$f\in \mathcal{L}^{1}_{loc}(\Bbb{R}) $ and $\text{supp}(f) \subset [0, 1]$ and $\int_{0}^{1}f=1$
Consider a sequence $(f_k)_{k\in\Bbb{N}}$ where $f_k: \Bbb{R}\to \Bbb{R}$ defined by $$f_k(x) =kf(kx) $$
Calim :
- $(f_k)\to \textbf{0} $ pointwise on $\Bbb{R}\setminus\{0\}$.
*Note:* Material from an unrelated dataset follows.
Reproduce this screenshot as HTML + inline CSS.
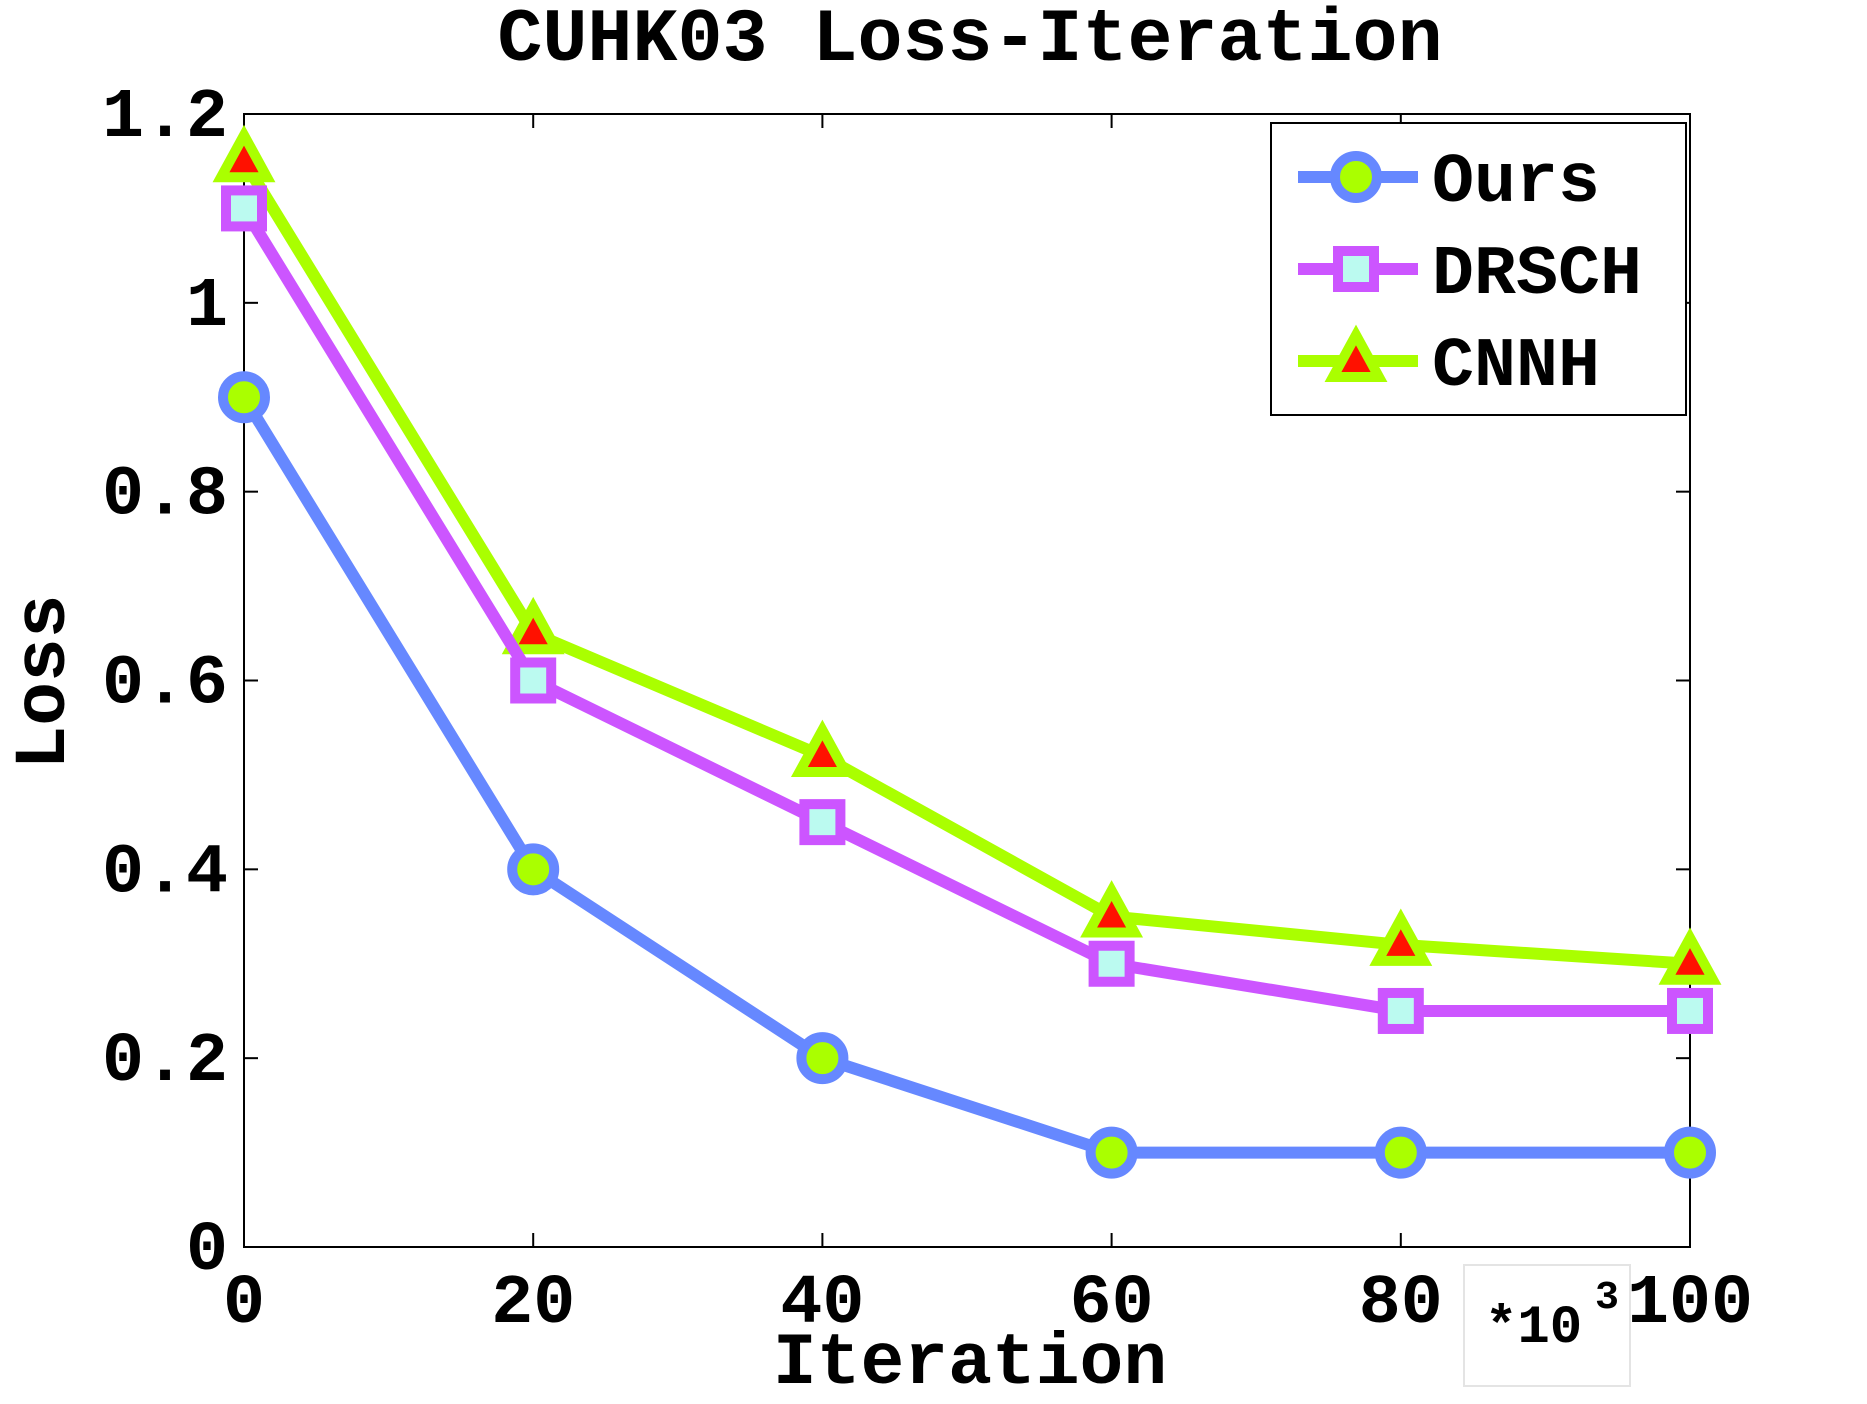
<!DOCTYPE html>
<html><head><meta charset="utf-8"><style>
html,body{margin:0;padding:0;background:#fff;}
svg{display:block;}
text{font-family:"Liberation Mono",monospace;font-weight:bold;fill:#000;}
</style></head><body>
<svg id="chart" width="1867" height="1404" viewBox="0 0 1867 1404" xmlns="http://www.w3.org/2000/svg">
<text x="970" y="60" font-size="75" text-anchor="middle">CUHK03 Loss-Iteration</text>
<rect x="244" y="114" width="1446" height="1133" fill="none" stroke="#000" stroke-width="2"/>
<g id="ticks"></g>
<g id="series"></g>
<text x="970" y="1383" font-size="73" text-anchor="middle">Iteration</text>
<text x="0" y="0" font-size="73" text-anchor="middle" transform="translate(64,682) rotate(-90)">Loss</text>
<g>
<rect x="1464" y="1265" width="166" height="121" fill="none" stroke="#e4e4e4" stroke-width="2"/>
<text x="1485" y="1342" font-size="54">*10</text>
<text x="1595" y="1308" font-size="40">3</text>
</g>
<g>
<rect x="1271" y="123" width="415" height="292" fill="#fff" stroke="#000" stroke-width="2"/>
</g>
<g id="legend-items"></g>
</svg>
<script>
const categories = [0, 20, 40, 60, 80, 100];
const oursValues = [0.9, 0.4, 0.2, 0.1, 0.1, 0.1];
const drschValues = [1.1, 0.6, 0.45, 0.3, 0.25, 0.25];
const cnnhValues = [1.15, 0.65, 0.52, 0.35, 0.32, 0.30];
const yTicks = [0, 0.2, 0.4, 0.6, 0.8, 1, 1.2];
const yTickLabels = ["0", "0.2", "0.4", "0.6", "0.8", "1", "1.2"];
const xTickLabels = ["0", "20", "40", "60", "80", "100"];
const seriesNames = ["Ours", "DRSCH", "CNNH"];

const NS = "http://www.w3.org/2000/svg";
const L = 244, R = 1690, T = 114, B = 1247;
const xs = v => L + (v - 0) / 100 * (R - L);
const ys = v => B - v / 1.2 * (B - T);
function mk(tag, attrs, parent) {
  const e = document.createElementNS(NS, tag);
  for (const k in attrs) e.setAttribute(k, attrs[k]);
  parent.appendChild(e);
  return e;
}
const ticks = document.getElementById('ticks');
yTicks.forEach((v, i) => {
  const y = ys(v);
  const l1 = mk('line', {x1: L, x2: L + 14, y1: y, y2: y, stroke: '#000', 'stroke-width': 2}, ticks);
  
  
  const l2 = mk('line', {x1: R, x2: R - 14, y1: y, y2: y, stroke: '#000', 'stroke-width': 2}, ticks);
  
  
  const t = mk('text', {x: 228, y: y + 22, 'font-size': 70, 'text-anchor': 'end'}, ticks);
  t.textContent = yTickLabels[i];
  
  
});
categories.forEach((v, i) => {
  const x = xs(v);
  const l1 = mk('line', {x1: x, x2: x, y1: B, y2: B - 14, stroke: '#000', 'stroke-width': 2}, ticks);
  
  
  const l2 = mk('line', {x1: x, x2: x, y1: T, y2: T + 14, stroke: '#000', 'stroke-width': 2}, ticks);
  
  
  const t = mk('text', {x: x, y: 1322, 'font-size': 70, 'text-anchor': 'middle'}, ticks);
  t.textContent = xTickLabels[i];
  
  
});

function marker(type, x, y, g) {
  let m;
  if (type === 'circle') {
    m = mk('circle', {cx: x, cy: y, r: 21, fill: '#aaff00', stroke: '#6688ff', 'stroke-width': 10}, g);
  } else if (type === 'square') {
    m = mk('rect', {x: x - 18, y: y - 18, width: 36, height: 36, fill: '#bbfaf0', stroke: '#cc55ff', 'stroke-width': 10}, g);
  } else {
    m = mk('polygon', {points: `${x},${y-26} ${x+23},${y+16} ${x-23},${y+16}`, fill: '#ff1100', stroke: '#aaff00', 'stroke-width': 10, 'stroke-linejoin': 'miter'}, g);
  }
  return m;
}
const seriesDefs = [
  {vals: cnnhValues, color: '#aaff00', type: 'tri', name: 'cnnh'},
  {vals: drschValues, color: '#cc55ff', type: 'square', name: 'drsch'},
  {vals: oursValues, color: '#6688ff', type: 'circle', name: 'ours'}
];
const sg = document.getElementById('series');
seriesDefs.forEach(s => {
  const g = mk('g', {}, sg);
  
  
  const pts = s.vals.map((v, i) => xs(categories[i]) + ',' + ys(v)).join(' ');
  const pl = mk('polyline', {points: pts, fill: 'none', stroke: s.color, 'stroke-width': 12, 'stroke-linejoin': 'round'}, g);
  
  
  s.vals.forEach((v, i) => {
    const m = marker(s.type, xs(categories[i]), ys(v), g);
    
    
  });
});

const lg = document.getElementById('legend-items');
const legendDefs = [
  {color: '#6688ff', type: 'circle'},
  {color: '#cc55ff', type: 'square'},
  {color: '#aaff00', type: 'tri'}
];
legendDefs.forEach((d, i) => {
  const y = 177 + i * 92;
  const g = mk('g', {}, lg);
  
  
  mk('line', {x1: 1298, x2: 1418, y1: y, y2: y, stroke: d.color, 'stroke-width': 12}, g);
  marker(d.type, 1356, y, g);
  const t = mk('text', {x: 1432, y: y + 24, 'font-size': 70}, g);
  t.textContent = seriesNames[i];
});
</script>
</body></html>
- $(T_k) \to \delta $ in the space of distribution $\mathcal{D'}(\mathbb{R}) $.
Fix $x\in \Bbb{R}$. For $x<0$ , $\forall k\in\Bbb{N}$ we have $f_k(x) =0$.
For $x>0$ , $\exists N\in \Bbb{N}$ such that $Nx>1$ and hence $\forall k\in\Bbb{N} , k\ge N$ we have $f_k(x) =0$
Hence $f_k(x) \to 0$ on $ \Bbb{R}\setminus\{0\}$
$$T_k(\varphi(x)) =\int_{\Bbb{R} }f_k(x) \varphi(x) dx$$
where $\varphi\in \mathcal{D}(\Bbb{R}) =C_{c}^{\infty}(\Bbb{R}) $
To show : $T_k\to \delta$ in $\mathcal{D}'(\Bbb{R}) $ i.e $T_k(\varphi(x)) \to \delta(\varphi(x))=\varphi(0) $ on $\Bbb{R}$ for all $\varphi\in \mathcal{D}'(\Bbb{R}) $
$|T_k(\varphi(x))-\varphi(0) |\\=|\int_{0}^{1} f(t) \varphi(\frac{t}{k})dt-\int_{0}^{1} \varphi(0)f(t) dt |\\\le |\varphi(\frac{t}{k})-\varphi(0)|\int_{0}^{1}|f(t)| dt \\\le M |\varphi(\frac{t}{k})-\varphi(0)|<\epsilon$
By uniform continuity of $\varphi $ on $[0, 1]$.
Please help me to prove. Thanks in advance.